Data excerpt:
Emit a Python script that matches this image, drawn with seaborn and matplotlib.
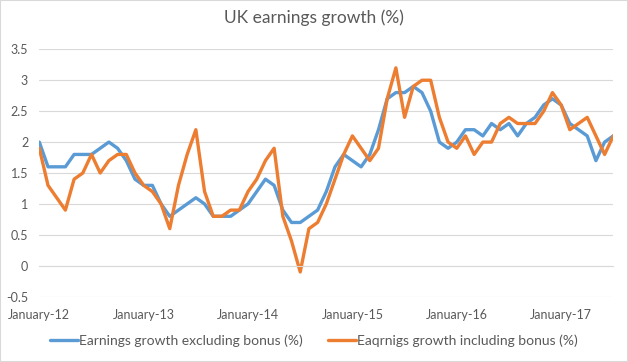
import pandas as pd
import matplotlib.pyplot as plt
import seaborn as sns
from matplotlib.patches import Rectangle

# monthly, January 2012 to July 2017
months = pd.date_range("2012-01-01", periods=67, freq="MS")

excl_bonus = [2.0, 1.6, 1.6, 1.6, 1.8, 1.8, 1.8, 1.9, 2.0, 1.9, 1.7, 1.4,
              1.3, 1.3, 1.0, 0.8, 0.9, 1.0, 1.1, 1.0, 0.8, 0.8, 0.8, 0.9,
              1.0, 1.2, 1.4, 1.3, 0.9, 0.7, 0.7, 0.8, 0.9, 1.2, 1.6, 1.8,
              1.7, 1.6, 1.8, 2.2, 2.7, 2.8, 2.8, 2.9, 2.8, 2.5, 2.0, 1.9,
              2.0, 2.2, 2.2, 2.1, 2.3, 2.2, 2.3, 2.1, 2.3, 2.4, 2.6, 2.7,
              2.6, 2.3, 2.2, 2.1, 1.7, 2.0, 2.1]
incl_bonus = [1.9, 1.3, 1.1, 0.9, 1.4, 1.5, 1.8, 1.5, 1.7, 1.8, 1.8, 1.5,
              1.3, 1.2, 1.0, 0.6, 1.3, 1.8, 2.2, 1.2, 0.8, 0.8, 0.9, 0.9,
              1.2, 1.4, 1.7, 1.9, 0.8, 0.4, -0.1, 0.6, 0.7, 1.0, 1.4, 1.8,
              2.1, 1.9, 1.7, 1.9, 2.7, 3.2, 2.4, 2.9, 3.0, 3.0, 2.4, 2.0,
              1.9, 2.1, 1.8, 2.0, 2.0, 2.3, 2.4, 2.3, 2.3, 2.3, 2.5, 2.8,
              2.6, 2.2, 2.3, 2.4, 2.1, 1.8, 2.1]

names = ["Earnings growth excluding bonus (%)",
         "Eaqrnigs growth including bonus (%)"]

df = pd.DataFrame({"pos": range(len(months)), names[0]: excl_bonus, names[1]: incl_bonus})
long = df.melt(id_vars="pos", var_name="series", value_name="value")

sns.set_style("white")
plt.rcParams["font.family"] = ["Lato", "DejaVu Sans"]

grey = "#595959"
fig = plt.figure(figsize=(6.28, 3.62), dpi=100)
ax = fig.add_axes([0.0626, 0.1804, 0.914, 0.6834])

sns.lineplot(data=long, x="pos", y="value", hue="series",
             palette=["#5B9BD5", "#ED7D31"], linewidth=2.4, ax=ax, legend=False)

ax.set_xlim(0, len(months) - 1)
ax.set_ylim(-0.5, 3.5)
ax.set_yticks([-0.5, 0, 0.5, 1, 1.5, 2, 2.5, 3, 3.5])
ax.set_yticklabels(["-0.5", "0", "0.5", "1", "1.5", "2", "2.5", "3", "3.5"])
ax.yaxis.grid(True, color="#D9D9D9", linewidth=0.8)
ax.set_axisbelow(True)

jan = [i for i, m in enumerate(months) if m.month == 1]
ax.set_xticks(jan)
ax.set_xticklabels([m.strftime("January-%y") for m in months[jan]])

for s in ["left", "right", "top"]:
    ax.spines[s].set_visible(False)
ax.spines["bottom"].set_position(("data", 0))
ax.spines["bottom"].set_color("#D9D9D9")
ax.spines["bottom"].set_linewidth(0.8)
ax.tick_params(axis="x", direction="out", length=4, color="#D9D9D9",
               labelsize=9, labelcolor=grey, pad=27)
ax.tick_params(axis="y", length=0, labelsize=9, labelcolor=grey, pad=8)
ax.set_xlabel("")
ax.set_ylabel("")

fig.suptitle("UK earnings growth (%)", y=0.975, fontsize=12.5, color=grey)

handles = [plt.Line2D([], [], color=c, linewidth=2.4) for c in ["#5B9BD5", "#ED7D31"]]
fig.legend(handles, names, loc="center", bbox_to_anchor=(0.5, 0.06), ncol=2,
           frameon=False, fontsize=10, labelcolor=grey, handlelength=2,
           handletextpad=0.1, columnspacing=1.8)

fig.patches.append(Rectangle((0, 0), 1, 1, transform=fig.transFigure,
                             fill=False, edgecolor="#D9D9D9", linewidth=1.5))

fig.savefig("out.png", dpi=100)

What the task asks: Set down the material exactly, every line of it, except for the pictures.

Reply:
Emit a Python script that matches this image, drawn with seaborn and matplotlib.
import pandas as pd
import matplotlib.pyplot as plt
import seaborn as sns
from matplotlib.patches import Rectangle

# monthly, January 2012 to July 2017
months = pd.date_range("2012-01-01", periods=67, freq="MS")

excl_bonus = [2.0, 1.6, 1.6, 1.6, 1.8, 1.8, 1.8, 1.9, 2.0, 1.9, 1.7, 1.4,
              1.3, 1.3, 1.0, 0.8, 0.9, 1.0, 1.1, 1.0, 0.8, 0.8, 0.8, 0.9,
              1.0, 1.2, 1.4, 1.3, 0.9, 0.7, 0.7, 0.8, 0.9, 1.2, 1.6, 1.8,
              1.7, 1.6, 1.8, 2.2, 2.7, 2.8, 2.8, 2.9, 2.8, 2.5, 2.0, 1.9,
              2.0, 2.2, 2.2, 2.1, 2.3, 2.2, 2.3, 2.1, 2.3, 2.4, 2.6, 2.7,
              2.6, 2.3, 2.2, 2.1, 1.7, 2.0, 2.1]
incl_bonus = [1.9, 1.3, 1.1, 0.9, 1.4, 1.5, 1.8, 1.5, 1.7, 1.8, 1.8, 1.5,
              1.3, 1.2, 1.0, 0.6, 1.3, 1.8, 2.2, 1.2, 0.8, 0.8, 0.9, 0.9,
              1.2, 1.4, 1.7, 1.9, 0.8, 0.4, -0.1, 0.6, 0.7, 1.0, 1.4, 1.8,
              2.1, 1.9, 1.7, 1.9, 2.7, 3.2, 2.4, 2.9, 3.0, 3.0, 2.4, 2.0,
              1.9, 2.1, 1.8, 2.0, 2.0, 2.3, 2.4, 2.3, 2.3, 2.3, 2.5, 2.8,
              2.6, 2.2, 2.3, 2.4, 2.1, 1.8, 2.1]

names = ["Earnings growth excluding bonus (%)",
         "Eaqrnigs growth including bonus (%)"]

df = pd.DataFrame({"pos": range(len(months)), names[0]: excl_bonus, names[1]: incl_bonus})
long = df.melt(id_vars="pos", var_name="series", value_name="value")

sns.set_style("white")
plt.rcParams["font.family"] = ["Lato", "DejaVu Sans"]

grey = "#595959"
fig = plt.figure(figsize=(6.28, 3.62), dpi=100)
ax = fig.add_axes([0.0626, 0.1804, 0.914, 0.6834])

sns.lineplot(data=long, x="pos", y="value", hue="series",
             palette=["#5B9BD5", "#ED7D31"], linewidth=2.4, ax=ax, legend=False)

ax.set_xlim(0, len(months) - 1)
ax.set_ylim(-0.5, 3.5)
ax.set_yticks([-0.5, 0, 0.5, 1, 1.5, 2, 2.5, 3, 3.5])
ax.set_yticklabels(["-0.5", "0", "0.5", "1", "1.5", "2", "2.5", "3", "3.5"])
ax.yaxis.grid(True, color="#D9D9D9", linewidth=0.8)
ax.set_axisbelow(True)

jan = [i for i, m in enumerate(months) if m.month == 1]
ax.set_xticks(jan)
ax.set_xticklabels([m.strftime("January-%y") for m in months[jan]])

for s in ["left", "right", "top"]:
    ax.spines[s].set_visible(False)
ax.spines["bottom"].set_position(("data", 0))
ax.spines["bottom"].set_color("#D9D9D9")
ax.spines["bottom"].set_linewidth(0.8)
ax.tick_params(axis="x", direction="out", length=4, color="#D9D9D9",
               labelsize=9, labelcolor=grey, pad=27)
ax.tick_params(axis="y", length=0, labelsize=9, labelcolor=grey, pad=8)
ax.set_xlabel("")
ax.set_ylabel("")

fig.suptitle("UK earnings growth (%)", y=0.975, fontsize=12.5, color=grey)

handles = [plt.Line2D([], [], color=c, linewidth=2.4) for c in ["#5B9BD5", "#ED7D31"]]
fig.legend(handles, names, loc="center", bbox_to_anchor=(0.5, 0.06), ncol=2,
           frameon=False, fontsize=10, labelcolor=grey, handlelength=2,
           handletextpad=0.1, columnspacing=1.8)

fig.patches.append(Rectangle((0, 0), 1, 1, transform=fig.transFigure,
                             fill=False, edgecolor="#D9D9D9", linewidth=1.5))

fig.savefig("out.png", dpi=100)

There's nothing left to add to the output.